Disclosure Policies From Around the Country
In September, the California First Amendment Coalition filed suit in San Francisco Superior Court, requesting that the California Public Employees’ Retirement System (CalPERS) “release all reports showing the amount of fees paid to venture capital and hedge funds, identifying amounts paid to individual funds.” CalPERS only discloses aggregate management and advisory fee expenditures and argues that public disclosure of management fee terms could cause it to be evicted from existing partnerships and to be shut out from future partnerships. This is a similar defense to what CalPERS argued in 2002, when a judge ruled that only underlying asset data, not top-line performance data, qualifies for trade secret protection.
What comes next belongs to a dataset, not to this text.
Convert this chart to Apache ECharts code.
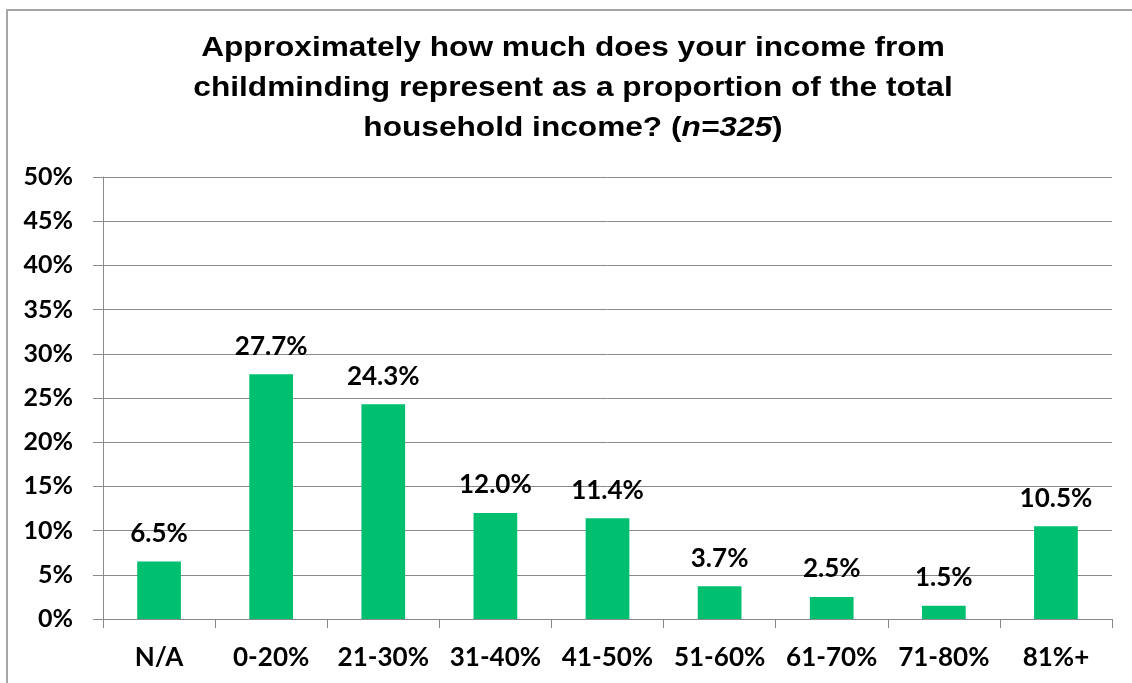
<!DOCTYPE html>
<html>
<head>
<meta charset="utf-8">
<script src="https://cdn.jsdelivr.net/npm/echarts@6/dist/echarts.min.js"></script>
<style>
  html, body { margin: 0; padding: 0; background: #ffffff; }
  #chart { width: 1132px; height: 683px; }
</style>
</head>
<body>
<div id="chart"></div>
<script>
// Share of household income that comes from childminding
const categories = ['N/A', '0-20%', '21-30%', '31-40%', '41-50%', '51-60%', '61-70%', '71-80%', '81%+'];
const shares = [6.5, 27.7, 24.3, 12.0, 11.4, 3.7, 2.5, 1.5, 10.5];
const yTicks = [0, 5, 10, 15, 20, 25, 30, 35, 40, 45, 50];

const labelFont = 'Lato, "Open Sans", sans-serif';
const titleFont = '"Liberation Sans", Arial, sans-serif';
const gridGray = '#8a8a8a';

const chart = echarts.init(document.getElementById('chart'), null, { renderer: 'canvas' });

chart.setOption({
  backgroundColor: '#ffffff',
  animation: false,
  graphic: [
    {
      type: 'rect',
      shape: { x: 7, y: 10, width: 1200, height: 800 },
      style: { fill: 'none', stroke: '#a6a6a6', lineWidth: 2 },
      silent: true
    },
    {
      // chart title, slightly widened
      type: 'text',
      x: 573,
      y: 28,
      scaleX: 1.13,
      silent: true,
      style: {
        text: 'Approximately how much does your income from\nchildminding represent as a proportion of the total\nhousehold income? ({i|n=325})',
        font: 'bold 28px ' + titleFont,
        fill: '#000000',
        align: 'center',
        verticalAlign: 'top',
        lineHeight: 40,
        rich: {
          i: { font: 'italic bold 28px ' + titleFont, fill: '#000000', lineHeight: 40 }
        }
      }
    }
  ],
  grid: { left: 103, right: 20, top: 177, bottom: 64, containLabel: false },
  xAxis: {
    type: 'category',
    data: categories,
    boundaryGap: true,
    axisLine: { show: true, lineStyle: { color: gridGray, width: 1 } },
    axisTick: { show: true, interval: 0, length: 9, alignWithLabel: false, lineStyle: { color: gridGray } },
    axisLabel: {
      interval: 0,
      hideOverlap: false,
      margin: 26,
      color: '#000000',
      fontFamily: labelFont,
      fontWeight: 'bold',
      fontSize: 26
    },
    splitLine: { show: false }
  },
  yAxis: {
    type: 'value',
    min: yTicks[0],
    max: yTicks[yTicks.length - 1],
    interval: 5,
    axisLine: { show: true, lineStyle: { color: gridGray, width: 1 } },
    axisTick: { show: true, length: 10, lineStyle: { color: gridGray } },
    axisLabel: {
      margin: 30,
      color: '#000000',
      fontFamily: labelFont,
      fontWeight: 'bold',
      fontSize: 25,
      formatter: v => v + '%'
    },
    splitLine: { show: true, lineStyle: { color: gridGray, width: 1 } }
  },
  series: [
    {
      type: 'bar',
      data: shares,
      barWidth: '39%',
      itemStyle: { color: '#00bf6f' },
      label: {
        show: true,
        position: 'top',
        distance: 15,
        color: '#000000',
        fontFamily: labelFont,
        fontWeight: 'bold',
        fontSize: 26,
        formatter: p => p.value.toFixed(1) + '%'
      }
    }
  ]
});
</script>
</body>
</html>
CalPERS settled that case out of court and began publishing its performance data online.
In April, Gov. Bill Owens signed a bill that prevents the release of underlying asset data (such as trade secrets and financial reports of VC firm portfolio companies). What remains for public consumption in Colorado is the amount of capital an investor, such as the Colorado Public Employees’ Retirement System, commits to a fund, the distributions it has received and internal rates of return of the various funds it has invested in.
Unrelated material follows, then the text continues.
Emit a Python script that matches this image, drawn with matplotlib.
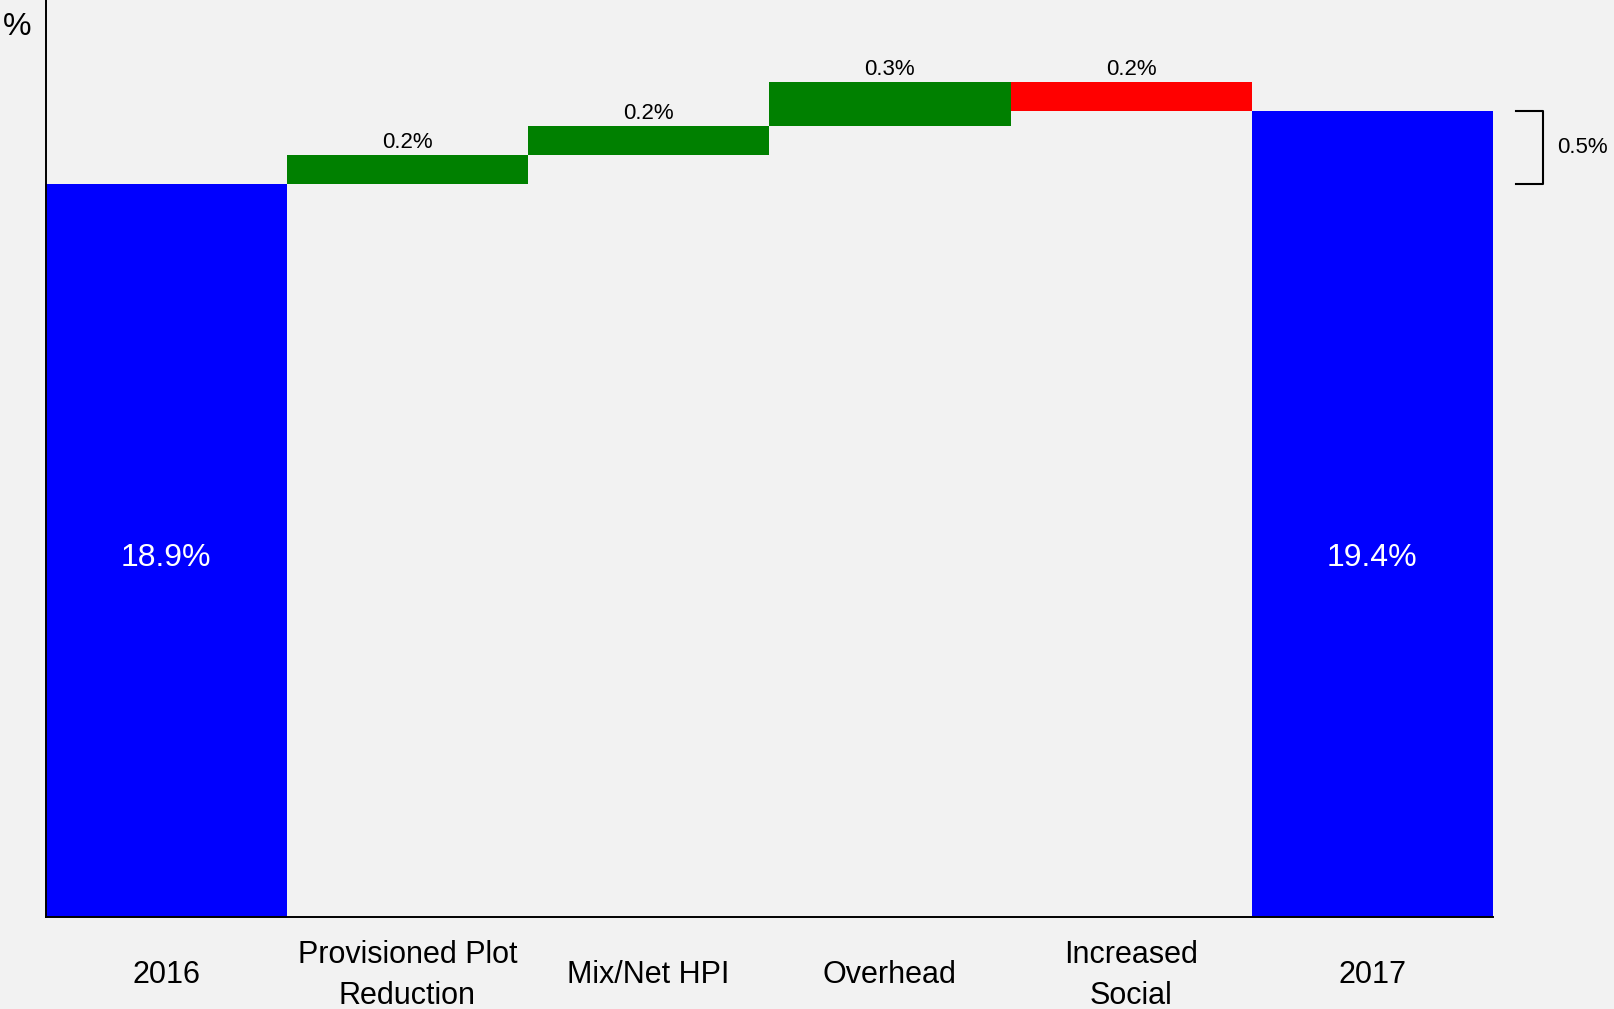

Last year, the senate considered an amendment to its open-records law that would have protected certain data from being disclosed from the Florida State Board of Administration’s alternative investment program. It was similar to what was passed in Colorado. It was never voted on.
Legislators have proposed a bill – which is similar to legislation passed by Colorado – that would make a private equity fund’s performance numbers available for public consumption, but would not subject details about the fund’s underlying assets to Freedom of Information Act requests. The bill failed to pass before the state’s General Assembly went on hiatus for the summer, but it has a chance
of getting passed during a special legislative veto session that begins in November. Illinois lawmakers tried to pass a similar bill last year, but Gov. Rod Blagojevich refused to sign it.
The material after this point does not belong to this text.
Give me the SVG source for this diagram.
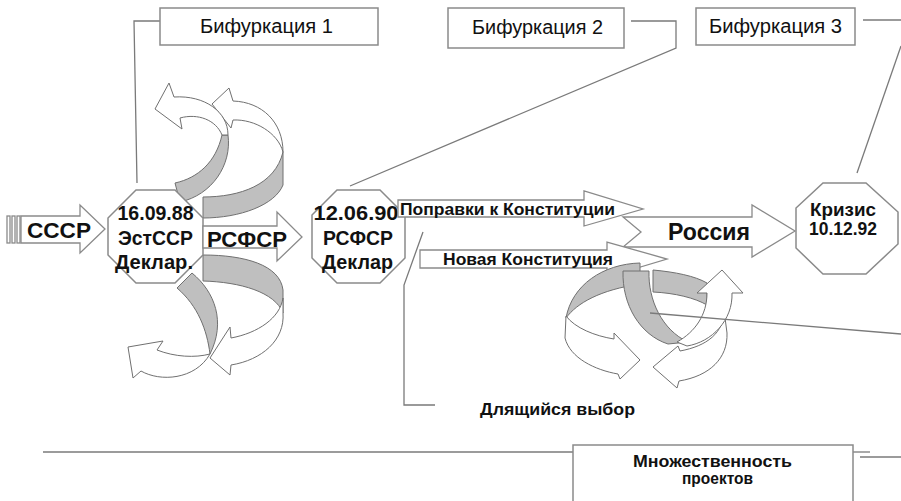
<svg xmlns="http://www.w3.org/2000/svg" width="901" height="501" viewBox="0 0 901 501">
<style>
.ln{fill:none;stroke:#7a7a7a;stroke-width:1.3}
.box{fill:#fff;stroke:#8a8a8a;stroke-width:1.5}
.oct{fill:#fff;stroke:#8a8a8a;stroke-width:1.5}
.arw{fill:#fff;stroke:#8a8a8a;stroke-width:1.3;stroke-linejoin:miter}
.gr{fill:#bfbfbf;stroke:#707070;stroke-width:1}
.wh{fill:#fff;stroke:#707070;stroke-width:1}
.t{font-family:"Liberation Sans",Arial,sans-serif;fill:#111}
.b{font-weight:bold}
</style>
<rect width="901" height="501" fill="#fff"/>

<g id="connectors">
<polyline class="ln" points="160,21 134,21 137,183"/>
<polyline class="ln" points="631,21 676,21 676,48 350,186"/>
<line class="ln" x1="863" y1="20" x2="901" y2="20"/>
<line class="ln" x1="901" y1="46" x2="857" y2="173"/>
<polyline class="ln" points="423,232 404,285 404,405 435,405"/>
<line class="ln" x1="43" y1="452" x2="573" y2="452"/>
<line class="ln" x1="853" y1="452" x2="870" y2="452"/>
<line class="ln" x1="860" y1="457" x2="901" y2="457"/>
</g>

<g id="bif1">
<rect class="box" x="160" y="8" width="218" height="37"/>
<text class="t" x="266.5" y="33" font-size="20" text-anchor="middle" textLength="133" lengthAdjust="spacingAndGlyphs">Бифуркация 1</text>
</g>
<g id="bif2">
<rect class="box" x="448" y="8" width="176" height="40"/>
<text class="t" x="537.5" y="34" font-size="20" text-anchor="middle" textLength="131" lengthAdjust="spacingAndGlyphs">Бифуркация 2</text>
</g>
<g id="bif3">
<rect class="box" x="696" y="8" width="159" height="37"/>
<text class="t" x="775.5" y="33" font-size="20" text-anchor="middle" textLength="133" lengthAdjust="spacingAndGlyphs">Бифуркация 3</text>
</g>

<g id="top-loop">
<path class="gr" d="M203,197 C240,197 275,185 283,152 L283,185 C275,205 240,218 203,218 Z"/>
<path class="wh" d="M283,152 C283,122 262,102 233,101 L229,88 L212,104 L231,128 L233,120 C255,119 278,133 283,152 Z"/>
<path class="gr" d="M175,183 C198,178 216,162 222,135 L228,135 C232,165 212,195 180,202 Z"/>
<path class="wh" d="M228,135 C228,112 205,95 174,97 L169,83 L155,109 L182,129 L180,118 C198,113 216,120 222,135 Z"/>
</g>

<g id="bottom-loop">
<path class="gr" d="M203,255 C245,255 280,265 283,290 L283,313 C275,292 240,282 203,281 Z"/>
<path class="wh" d="M283,298 C280,318 258,333 231,338 L230,327 L210,358 L230,375 L231,365 C262,360 285,340 283,313 Z"/>
<path class="gr" d="M177,288 L192,273 C215,292 226,322 210,354 C207,330 198,306 177,288 Z"/>
<path class="wh" d="M210,354 C195,358 175,357 157,350 L163,341 L128,347 L133,378 L141,371 C160,382 195,380 210,354 Z"/>
</g>

<g id="sssr">
<rect class="arw" x="7" y="216" width="3" height="27"/>
<rect class="arw" x="12" y="216" width="3" height="27"/>
<rect class="arw" x="17" y="216" width="3" height="27"/>
<path class="arw" d="M21,216 H80 V205 L105,229 L80,253 V243 H21 Z"/>
<text class="t b" x="27" y="238" font-size="22" textLength="64" lengthAdjust="spacingAndGlyphs">СССР</text>
</g>

<g id="oct1">
<polygon class="oct" points="136,190 175,190 203,218 203,255 175,283 136,283 108,255 108,218"/>
<text class="t b" x="155.5" y="220" font-size="20" text-anchor="middle" textLength="76" lengthAdjust="spacingAndGlyphs">16.09.88</text>
<text class="t b" x="155.5" y="245" font-size="20" text-anchor="middle" textLength="75" lengthAdjust="spacingAndGlyphs">ЭстССР</text>
<text class="t b" x="154" y="269" font-size="20" text-anchor="middle" textLength="78" lengthAdjust="spacingAndGlyphs">Деклар.</text>
</g>

<g id="rsfsr">
<path class="arw" d="M203,226 H277 V212 L302,237 L277,261 V248 H203 Z"/>
<text class="t b" x="207" y="247" font-size="22" textLength="80" lengthAdjust="spacingAndGlyphs">РСФСР</text>
</g>

<g id="oct2">
<polygon class="oct" points="337,190 380,190 405,215 405,258 380,283 337,283 312,258 312,215"/>
<text class="t b" x="356" y="220" font-size="20" text-anchor="middle" textLength="85" lengthAdjust="spacingAndGlyphs">12.06.90</text>
<text class="t b" x="358" y="245" font-size="20" text-anchor="middle" textLength="70" lengthAdjust="spacingAndGlyphs">РСФСР</text>
<text class="t b" x="357.5" y="269" font-size="20" text-anchor="middle" textLength="71" lengthAdjust="spacingAndGlyphs">Деклар</text>
</g>

<g id="rossiya">
<path class="arw" d="M623,217 H752 V205 L795,231 L752,257 V247 H623 L641,232 Z"/>
<text class="t b" x="668" y="240" font-size="23" textLength="82" lengthAdjust="spacingAndGlyphs">Россия</text>
</g>

<g id="popravki">
<path class="arw" d="M398,200 H584 V191 L643,209 L584,226 V217 H398 Z"/>
<text class="t b" x="400" y="215" font-size="17" textLength="215" lengthAdjust="spacingAndGlyphs">Поправки к Конституции</text>
</g>

<g id="novaya">
<path class="arw" d="M420,250 H607 V242 L667,259 L607,277 V268 H420 Z"/>
<text class="t b" x="443" y="265" font-size="17" textLength="170" lengthAdjust="spacingAndGlyphs">Новая Конституция</text>
</g>

<g id="krizis">
<polygon class="oct" points="823,183 866,183 898,212 898,244 866,274 823,274 796,248 796,208"/>
<text class="t b" x="843" y="216" font-size="17.5" text-anchor="middle" textLength="66" lengthAdjust="spacingAndGlyphs">Кризис</text>
<text class="t b" x="843" y="235" font-size="17.5" text-anchor="middle" textLength="68" lengthAdjust="spacingAndGlyphs">10.12.92</text>
</g>

<g id="ring">
<path class="gr" d="M640,263 C603,264 572,285 566,318 C577,303 600,290 640,284 Z"/>
<path class="gr" d="M653,270 C675,272 695,276 707,283 L707,305 C695,298 675,293 653,292 Z"/>
<path class="wh" d="M566,316 C575,328 595,336 614,339 L614,333 L640,360 L620,379 L618,374 C595,370 570,358 565,338 Z"/>
<path class="wh" d="M724,310 C724,333 707,346 680,351 L678,346 L653,367 L677,388 L679,381 C710,376 728,358 727,333 Z"/>
<path class="gr" d="M623,271 L649,271 C648,300 662,330 688,342 L668,344 C640,335 622,305 623,271 Z"/>
<path class="wh" d="M677,342 C695,332 707,315 707,293 L697,293 L722,270 L743,293 L732,293 C733,320 712,342 687,346 Z"/>
<line class="ln" x1="650" y1="313" x2="901" y2="334"/>
</g>

<g id="vybor">
<text class="t b" x="480" y="415" font-size="16" textLength="155" lengthAdjust="spacingAndGlyphs">Длящийся выбор</text>
</g>

<g id="mnozh">
<rect class="box" x="573" y="445" width="280" height="60"/>
<text class="t b" x="712.5" y="467" font-size="16" text-anchor="middle" textLength="159" lengthAdjust="spacingAndGlyphs">Множественность</text>
<text class="t b" x="717.5" y="484" font-size="16" text-anchor="middle" textLength="71" lengthAdjust="spacingAndGlyphs">проектов</text>
</g>
</svg>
Late last month, Massachusetts State Treasurer Timothy Cahill released internal rates of return for more than 100 private equity partnerships that the state pension plan invested in from 1986 to 1998. This was the first time that the Massachusetts Pension Reserve Investment Management Board (MassPRIM) has released individual performance figures for its investments. Cahill had resisted disclosing the returns because firms have threatened to shut out MassPRIM and other public pensions from their funds for violating the tradition of secrecy in the business. Cahill filed legislation earlier this summer to try to keep the investment details private. But Gov. Mitt Romney vetoed Cahill’s measure even though he is a former venture capitalist whose many business colleagues and political supporters favor privacy in venture capital.
In the spring, Gov. Jennifer Granholm signed into law an amendment to the state’s open records laws to prevent public institutions from disclosing certain private equity investment returns. The legislation extends an open-records exemption that already existed for state pension funds. The move comes more than a year after The University of Michigan released market values and internal rates of return (IRRs) for each of its 122 limited partnerships with venture capital and buyout firms. The University of Michigan last year was then booted out of a new Sequoia Capital fund, and asked to sell off existing stakes in earlier Sequoia funds.
Earlier this year, the state exempted from open-record law investment related information that is provided to the state under a promise of confidentiality. The statute says that the exemption doesn’t apply to the identity of an investment held, the amount invested and its present value.